# START OF Supplied material

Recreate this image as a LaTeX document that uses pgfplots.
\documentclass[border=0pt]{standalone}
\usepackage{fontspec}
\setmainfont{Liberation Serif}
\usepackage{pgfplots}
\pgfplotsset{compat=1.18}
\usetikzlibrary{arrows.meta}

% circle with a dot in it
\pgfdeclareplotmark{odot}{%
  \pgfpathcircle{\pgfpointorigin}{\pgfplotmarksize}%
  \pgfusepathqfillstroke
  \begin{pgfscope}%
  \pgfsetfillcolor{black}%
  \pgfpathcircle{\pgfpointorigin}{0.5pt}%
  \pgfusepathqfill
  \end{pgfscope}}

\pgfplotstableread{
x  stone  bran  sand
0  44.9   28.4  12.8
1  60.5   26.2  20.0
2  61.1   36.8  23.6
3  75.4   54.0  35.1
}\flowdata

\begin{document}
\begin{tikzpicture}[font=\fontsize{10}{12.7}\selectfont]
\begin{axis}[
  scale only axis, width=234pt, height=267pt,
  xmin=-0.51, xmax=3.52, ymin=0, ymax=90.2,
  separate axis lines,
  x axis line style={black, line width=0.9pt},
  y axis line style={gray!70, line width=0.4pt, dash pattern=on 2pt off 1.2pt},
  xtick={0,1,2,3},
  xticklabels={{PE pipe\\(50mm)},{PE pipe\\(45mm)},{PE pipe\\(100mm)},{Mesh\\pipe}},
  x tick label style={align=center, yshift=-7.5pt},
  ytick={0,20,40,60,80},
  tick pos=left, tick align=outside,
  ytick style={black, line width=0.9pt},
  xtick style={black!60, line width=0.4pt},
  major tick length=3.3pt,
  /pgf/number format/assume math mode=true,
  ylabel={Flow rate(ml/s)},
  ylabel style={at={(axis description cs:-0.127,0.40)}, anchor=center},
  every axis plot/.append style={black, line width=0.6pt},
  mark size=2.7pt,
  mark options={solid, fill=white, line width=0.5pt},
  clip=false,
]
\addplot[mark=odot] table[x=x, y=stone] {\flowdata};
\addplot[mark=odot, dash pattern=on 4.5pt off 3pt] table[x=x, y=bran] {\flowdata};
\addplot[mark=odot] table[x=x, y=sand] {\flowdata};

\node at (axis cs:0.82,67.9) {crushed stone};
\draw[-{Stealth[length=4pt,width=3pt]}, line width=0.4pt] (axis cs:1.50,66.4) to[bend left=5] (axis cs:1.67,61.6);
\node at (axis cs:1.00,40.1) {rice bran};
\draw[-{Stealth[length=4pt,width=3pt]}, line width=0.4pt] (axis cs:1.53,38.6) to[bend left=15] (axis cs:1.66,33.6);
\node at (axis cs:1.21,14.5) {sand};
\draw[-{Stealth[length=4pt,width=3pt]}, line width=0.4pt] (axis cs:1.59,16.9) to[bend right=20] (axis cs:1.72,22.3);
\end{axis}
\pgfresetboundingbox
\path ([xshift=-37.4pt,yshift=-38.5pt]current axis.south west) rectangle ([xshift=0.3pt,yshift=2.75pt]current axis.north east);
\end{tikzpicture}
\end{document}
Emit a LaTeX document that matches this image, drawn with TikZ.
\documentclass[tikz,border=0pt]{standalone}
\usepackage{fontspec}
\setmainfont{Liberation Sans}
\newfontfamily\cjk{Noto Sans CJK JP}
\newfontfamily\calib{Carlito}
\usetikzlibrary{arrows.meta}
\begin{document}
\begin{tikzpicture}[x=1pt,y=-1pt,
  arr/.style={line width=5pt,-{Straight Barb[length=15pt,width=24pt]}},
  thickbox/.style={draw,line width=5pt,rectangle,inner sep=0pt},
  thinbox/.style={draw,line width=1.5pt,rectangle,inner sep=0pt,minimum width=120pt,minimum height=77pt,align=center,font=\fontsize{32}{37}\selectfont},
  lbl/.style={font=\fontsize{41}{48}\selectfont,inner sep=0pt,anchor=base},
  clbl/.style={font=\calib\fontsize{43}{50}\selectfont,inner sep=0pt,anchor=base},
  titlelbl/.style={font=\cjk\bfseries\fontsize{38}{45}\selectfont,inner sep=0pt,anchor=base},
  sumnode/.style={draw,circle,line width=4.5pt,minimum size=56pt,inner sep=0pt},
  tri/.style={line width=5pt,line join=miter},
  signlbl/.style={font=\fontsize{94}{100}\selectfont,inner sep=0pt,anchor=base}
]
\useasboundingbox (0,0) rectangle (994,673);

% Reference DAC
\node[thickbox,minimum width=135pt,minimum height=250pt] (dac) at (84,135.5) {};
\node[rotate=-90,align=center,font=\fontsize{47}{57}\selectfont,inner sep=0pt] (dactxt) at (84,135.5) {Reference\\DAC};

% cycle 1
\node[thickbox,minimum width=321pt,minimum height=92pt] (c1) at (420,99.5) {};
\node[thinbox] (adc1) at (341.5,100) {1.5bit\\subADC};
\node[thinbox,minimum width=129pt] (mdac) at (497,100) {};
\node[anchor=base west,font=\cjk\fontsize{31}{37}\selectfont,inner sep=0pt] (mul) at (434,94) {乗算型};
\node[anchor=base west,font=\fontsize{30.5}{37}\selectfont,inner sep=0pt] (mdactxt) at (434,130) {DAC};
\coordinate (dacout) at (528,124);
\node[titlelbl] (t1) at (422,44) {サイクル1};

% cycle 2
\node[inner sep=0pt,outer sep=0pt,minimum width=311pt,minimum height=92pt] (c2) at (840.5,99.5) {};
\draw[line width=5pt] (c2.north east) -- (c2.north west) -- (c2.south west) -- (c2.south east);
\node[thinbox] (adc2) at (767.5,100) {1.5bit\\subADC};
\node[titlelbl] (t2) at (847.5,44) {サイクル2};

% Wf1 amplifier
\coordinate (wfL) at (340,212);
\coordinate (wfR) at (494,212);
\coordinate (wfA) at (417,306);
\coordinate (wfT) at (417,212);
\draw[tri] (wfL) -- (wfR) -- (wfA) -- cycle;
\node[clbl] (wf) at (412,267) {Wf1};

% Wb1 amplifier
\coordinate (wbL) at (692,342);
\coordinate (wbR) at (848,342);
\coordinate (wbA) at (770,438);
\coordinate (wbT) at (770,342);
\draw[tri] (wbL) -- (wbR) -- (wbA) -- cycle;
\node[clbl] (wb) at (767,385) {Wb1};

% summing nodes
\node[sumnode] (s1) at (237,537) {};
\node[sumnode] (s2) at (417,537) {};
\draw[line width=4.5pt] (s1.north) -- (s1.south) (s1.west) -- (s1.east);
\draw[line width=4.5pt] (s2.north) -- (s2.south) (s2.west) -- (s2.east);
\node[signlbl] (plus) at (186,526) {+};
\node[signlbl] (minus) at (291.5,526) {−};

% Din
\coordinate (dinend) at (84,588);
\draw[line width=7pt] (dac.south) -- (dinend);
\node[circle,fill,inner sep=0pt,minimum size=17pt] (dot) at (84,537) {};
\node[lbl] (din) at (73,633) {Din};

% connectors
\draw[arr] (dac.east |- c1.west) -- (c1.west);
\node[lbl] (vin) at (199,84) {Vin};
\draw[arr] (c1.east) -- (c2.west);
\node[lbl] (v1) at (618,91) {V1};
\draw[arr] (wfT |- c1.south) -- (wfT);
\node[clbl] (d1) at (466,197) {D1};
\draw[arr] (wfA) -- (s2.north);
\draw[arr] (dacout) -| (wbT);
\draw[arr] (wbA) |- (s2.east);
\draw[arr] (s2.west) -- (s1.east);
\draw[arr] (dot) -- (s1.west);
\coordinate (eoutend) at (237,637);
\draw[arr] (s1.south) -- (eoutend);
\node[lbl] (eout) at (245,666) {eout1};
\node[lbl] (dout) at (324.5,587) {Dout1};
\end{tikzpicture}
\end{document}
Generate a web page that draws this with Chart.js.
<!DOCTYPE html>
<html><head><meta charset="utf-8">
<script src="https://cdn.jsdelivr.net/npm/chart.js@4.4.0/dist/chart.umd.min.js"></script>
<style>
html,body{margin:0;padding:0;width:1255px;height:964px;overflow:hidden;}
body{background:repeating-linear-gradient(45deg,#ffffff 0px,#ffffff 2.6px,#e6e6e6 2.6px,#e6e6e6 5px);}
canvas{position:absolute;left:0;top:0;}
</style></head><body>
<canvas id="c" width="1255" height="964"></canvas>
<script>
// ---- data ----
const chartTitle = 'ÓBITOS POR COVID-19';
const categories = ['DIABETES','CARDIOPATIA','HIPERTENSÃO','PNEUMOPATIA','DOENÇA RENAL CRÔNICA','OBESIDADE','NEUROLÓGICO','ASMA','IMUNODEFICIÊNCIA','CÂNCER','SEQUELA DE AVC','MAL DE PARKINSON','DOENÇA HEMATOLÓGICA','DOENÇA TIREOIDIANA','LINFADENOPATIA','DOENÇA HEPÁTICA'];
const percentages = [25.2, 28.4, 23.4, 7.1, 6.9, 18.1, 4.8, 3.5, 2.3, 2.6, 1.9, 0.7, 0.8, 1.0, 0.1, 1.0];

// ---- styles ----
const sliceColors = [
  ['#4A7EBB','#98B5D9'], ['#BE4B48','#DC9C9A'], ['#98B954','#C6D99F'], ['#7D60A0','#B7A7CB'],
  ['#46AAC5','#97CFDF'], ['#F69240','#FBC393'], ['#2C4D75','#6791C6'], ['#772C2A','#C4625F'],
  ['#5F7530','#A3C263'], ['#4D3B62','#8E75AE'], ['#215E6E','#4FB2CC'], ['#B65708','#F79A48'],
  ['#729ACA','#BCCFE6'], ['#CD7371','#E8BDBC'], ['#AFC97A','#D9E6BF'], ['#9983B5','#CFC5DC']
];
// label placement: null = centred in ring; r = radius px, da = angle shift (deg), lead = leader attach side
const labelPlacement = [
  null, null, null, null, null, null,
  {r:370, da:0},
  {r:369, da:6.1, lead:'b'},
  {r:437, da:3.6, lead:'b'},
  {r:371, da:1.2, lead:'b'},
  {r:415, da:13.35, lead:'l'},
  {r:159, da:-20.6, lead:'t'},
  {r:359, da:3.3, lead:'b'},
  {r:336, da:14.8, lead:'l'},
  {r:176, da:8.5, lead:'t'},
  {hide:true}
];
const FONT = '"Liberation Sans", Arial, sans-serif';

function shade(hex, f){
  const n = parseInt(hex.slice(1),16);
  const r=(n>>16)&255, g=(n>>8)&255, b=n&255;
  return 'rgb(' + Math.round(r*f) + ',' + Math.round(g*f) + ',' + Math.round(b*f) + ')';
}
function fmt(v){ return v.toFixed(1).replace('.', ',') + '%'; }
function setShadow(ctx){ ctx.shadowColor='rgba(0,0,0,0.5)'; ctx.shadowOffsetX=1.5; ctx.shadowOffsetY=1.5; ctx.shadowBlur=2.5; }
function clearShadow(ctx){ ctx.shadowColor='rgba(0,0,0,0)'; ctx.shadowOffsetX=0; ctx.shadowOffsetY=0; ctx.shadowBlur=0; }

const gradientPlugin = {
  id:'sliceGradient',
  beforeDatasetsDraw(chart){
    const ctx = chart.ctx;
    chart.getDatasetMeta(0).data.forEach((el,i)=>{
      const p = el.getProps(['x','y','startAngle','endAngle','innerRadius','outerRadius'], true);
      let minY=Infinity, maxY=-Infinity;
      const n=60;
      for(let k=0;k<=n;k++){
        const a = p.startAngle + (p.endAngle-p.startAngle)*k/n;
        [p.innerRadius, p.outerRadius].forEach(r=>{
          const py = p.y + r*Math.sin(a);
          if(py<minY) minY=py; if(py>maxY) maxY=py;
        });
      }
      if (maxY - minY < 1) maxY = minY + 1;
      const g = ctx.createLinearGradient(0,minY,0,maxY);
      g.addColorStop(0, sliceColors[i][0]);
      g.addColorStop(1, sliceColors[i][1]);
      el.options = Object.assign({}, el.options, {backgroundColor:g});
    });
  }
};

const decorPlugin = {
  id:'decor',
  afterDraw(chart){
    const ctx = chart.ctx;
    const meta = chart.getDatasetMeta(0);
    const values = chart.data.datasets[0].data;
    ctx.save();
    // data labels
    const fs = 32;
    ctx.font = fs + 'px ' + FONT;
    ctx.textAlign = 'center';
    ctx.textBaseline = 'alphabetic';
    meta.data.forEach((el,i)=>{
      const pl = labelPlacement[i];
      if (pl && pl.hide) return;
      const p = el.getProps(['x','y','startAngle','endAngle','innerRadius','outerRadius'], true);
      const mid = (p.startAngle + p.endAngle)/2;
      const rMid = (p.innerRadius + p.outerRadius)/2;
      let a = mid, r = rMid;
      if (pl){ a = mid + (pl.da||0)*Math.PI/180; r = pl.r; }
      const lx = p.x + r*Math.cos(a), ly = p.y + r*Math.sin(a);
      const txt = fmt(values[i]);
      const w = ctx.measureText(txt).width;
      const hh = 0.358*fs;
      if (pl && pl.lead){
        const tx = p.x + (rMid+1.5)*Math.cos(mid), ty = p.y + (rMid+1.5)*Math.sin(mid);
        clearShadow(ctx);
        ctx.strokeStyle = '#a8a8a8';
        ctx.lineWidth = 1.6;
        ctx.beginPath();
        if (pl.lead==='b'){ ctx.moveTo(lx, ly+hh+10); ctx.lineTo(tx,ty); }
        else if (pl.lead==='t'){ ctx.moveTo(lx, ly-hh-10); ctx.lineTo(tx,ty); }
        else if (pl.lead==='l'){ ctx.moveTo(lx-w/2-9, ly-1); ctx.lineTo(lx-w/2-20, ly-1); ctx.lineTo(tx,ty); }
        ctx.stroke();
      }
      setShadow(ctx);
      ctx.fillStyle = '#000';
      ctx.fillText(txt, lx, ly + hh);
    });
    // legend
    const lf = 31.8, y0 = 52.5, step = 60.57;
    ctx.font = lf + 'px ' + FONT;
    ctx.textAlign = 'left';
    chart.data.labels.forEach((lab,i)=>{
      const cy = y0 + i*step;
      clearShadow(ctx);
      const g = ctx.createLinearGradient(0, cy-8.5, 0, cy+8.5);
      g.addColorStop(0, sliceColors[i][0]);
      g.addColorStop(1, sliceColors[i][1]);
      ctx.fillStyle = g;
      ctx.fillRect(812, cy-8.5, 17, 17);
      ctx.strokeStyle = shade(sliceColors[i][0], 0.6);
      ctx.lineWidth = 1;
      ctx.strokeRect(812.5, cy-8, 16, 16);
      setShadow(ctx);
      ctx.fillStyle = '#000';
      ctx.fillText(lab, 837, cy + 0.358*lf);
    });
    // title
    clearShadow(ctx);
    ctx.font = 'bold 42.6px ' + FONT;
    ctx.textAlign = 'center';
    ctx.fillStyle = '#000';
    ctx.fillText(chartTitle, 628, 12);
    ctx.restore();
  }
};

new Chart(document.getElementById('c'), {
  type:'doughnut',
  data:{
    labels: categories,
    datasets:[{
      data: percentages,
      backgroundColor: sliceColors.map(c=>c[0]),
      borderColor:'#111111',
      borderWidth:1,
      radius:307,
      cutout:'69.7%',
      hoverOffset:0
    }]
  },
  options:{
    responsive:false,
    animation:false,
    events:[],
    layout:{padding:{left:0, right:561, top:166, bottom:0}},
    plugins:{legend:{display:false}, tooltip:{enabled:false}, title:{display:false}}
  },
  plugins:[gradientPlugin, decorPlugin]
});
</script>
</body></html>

# END OF Supplied material

■ Request ■
The line containing "Generate a web" opens the part, and the line containing "1.0, 0.1, 1.0];" closes it. Output that part exactly, with both, and only that.

■ Final result ■
Generate a web page that draws this with Chart.js.
<!DOCTYPE html>
<html><head><meta charset="utf-8">
<script src="https://cdn.jsdelivr.net/npm/chart.js@4.4.0/dist/chart.umd.min.js"></script>
<style>
html,body{margin:0;padding:0;width:1255px;height:964px;overflow:hidden;}
body{background:repeating-linear-gradient(45deg,#ffffff 0px,#ffffff 2.6px,#e6e6e6 2.6px,#e6e6e6 5px);}
canvas{position:absolute;left:0;top:0;}
</style></head><body>
<canvas id="c" width="1255" height="964"></canvas>
<script>
// ---- data ----
const chartTitle = 'ÓBITOS POR COVID-19';
const categories = ['DIABETES','CARDIOPATIA','HIPERTENSÃO','PNEUMOPATIA','DOENÇA RENAL CRÔNICA','OBESIDADE','NEUROLÓGICO','ASMA','IMUNODEFICIÊNCIA','CÂNCER','SEQUELA DE AVC','MAL DE PARKINSON','DOENÇA HEMATOLÓGICA','DOENÇA TIREOIDIANA','LINFADENOPATIA','DOENÇA HEPÁTICA'];
const percentages = [25.2, 28.4, 23.4, 7.1, 6.9, 18.1, 4.8, 3.5, 2.3, 2.6, 1.9, 0.7, 0.8, 1.0, 0.1, 1.0];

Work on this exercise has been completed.